The 2020 End-of-School Year Vacation is the Virtual Summer of Growth
There are 365 days per year. In the United States, students attend on average, 180 school days per year. Approximately 125 days are comprised of either weekends or holidays. That leaves a remaining 60 days (in most countries) for summer breaks. While summer break is a blessing for many, the 2020 summer can be very challenging for parents. The summer of 2020 will be a very unique one. We’ve been challenged to alter how we do things, shop, work, learn, and socialize.
Despite the impact of the COVID-19, BIZNOVATOR still believes, that summer is a time that represents substantial opportunity for growth and development.l
Below are some tips for parents on worthwhile pursuits for their children during the summer of 2020:
1 Read a book (or two) throughout the summer.
Research has shown that reading levels drop when students are out of school for the summer. Not reading regularly can negatively impact the development of information processing, comprehension and vocabulary. Once parents and students understand the value of empowering oneself through knowledge capital, it becomes easier to have reading become a part of your daily routine.
2 Get inspired, ride a bike together, but wear protective masks to avoid contracting any viruses.
There has been an increase in bike sales over the last several years.

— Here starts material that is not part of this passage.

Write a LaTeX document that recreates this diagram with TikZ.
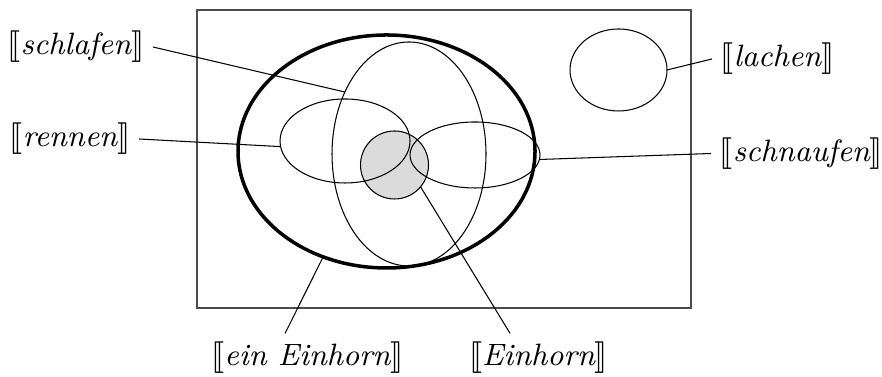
\documentclass[tikz,border=0pt]{standalone}
\usepackage{stmaryrd}
\usetikzlibrary{shapes.geometric}
\tikzset{
  ell/.style 2 args={ellipse, draw, line width=0.3pt, minimum width=#1*0.285pt, minimum height=#2*0.285pt, inner sep=0pt, outer sep=0pt},
  lbl/.style={inner sep=2.3pt, font=\fontsize{8.8}{10.5}\selectfont\itshape},
  conn/.style={line width=0.3pt},
}
\newcommand{\den}[1]{$\llbracket$#1$\rrbracket$}
\begin{document}
\begin{tikzpicture}[x=0.285pt,y=0.285pt]
\useasboundingbox (0,0) rectangle (882,377);
% frame
\node[draw=black!70, line width=0.4pt, minimum width=494*0.285pt, minimum height=298*0.285pt, inner sep=0pt] (frame) at (444,218) {};
% shaded Einhorn circle
\node[ell={68}{68}, fill=black!14] (einh) at (394.5,212) {};
% ellipses
\node[ell={154}{224}] (schl) at (409,223) {};
\node[ell={130}{84}] (renn) at (345,236) {};
\node[ell={130}{66}] (schn) at (475,222) {};
\node[ell={97}{82}] (lach) at (618.5,307) {};
\node[ell={297}{233}, line width=1pt] (eine) at (386.5,225.5) {};
% labels
\node[lbl] (Lschl) at (76,330) {\den{schlafen}};
\node[lbl] (Lrenn) at (70,238) {\den{rennen}};
\node[lbl] (Llach) at (777.5,318) {\den{lachen}};
\node[lbl] (Lschn) at (801.5,223.5) {\den{schnaufen}};
\node[lbl] (Leine) at (307.5,19) {\den{ein Einhorn}};
\node[lbl] (Leinh) at (538.5,19) {\den{Einhorn}};
% connectors
\draw[conn] (Lschl.east) -- (schl.136);
\draw[conn] (Lrenn.east) -- (renn.185);
\draw[conn] (Llach.west) -- (lach.0);
\draw[conn] (Lschn.west) -- (schn.356);
\draw[conn] ([xshift=-6.4pt]Leine.north) -- (eine.239);
\draw[conn] ([xshift=-8.1pt]Leinh.north) -- (einh.320);
\end{tikzpicture}
\end{document}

Riding bikes has become a significant activity for individuals and families alike. Besides the fitness value, cycling is an excellent stress reliever.
3 Be of service to someone else (virtually) that’s in need of your time and brilliance.
There are many people who are in need of someone to talk to. As a young person you can offer them your time and attention, and in many cases, they can provide you support and guidance through sharing their own life experiences. All of this can be done on-line or by phone.
4 Build your skills—all of us have room for improvement and growth.
Avoid summer learning loss, summer set back, or the summer slide. According to College of Education Professors Quinn and Polikoff at the University of Southern California, they noted several findings regarding summer loss. The authors concluded that: (1) on average, students’ achievement scores declined over summer vacation by one month’s worth of school-year learning, (2) declines were sharper for math than for reading, and (3) the extent of the loss was larger at higher grade levels.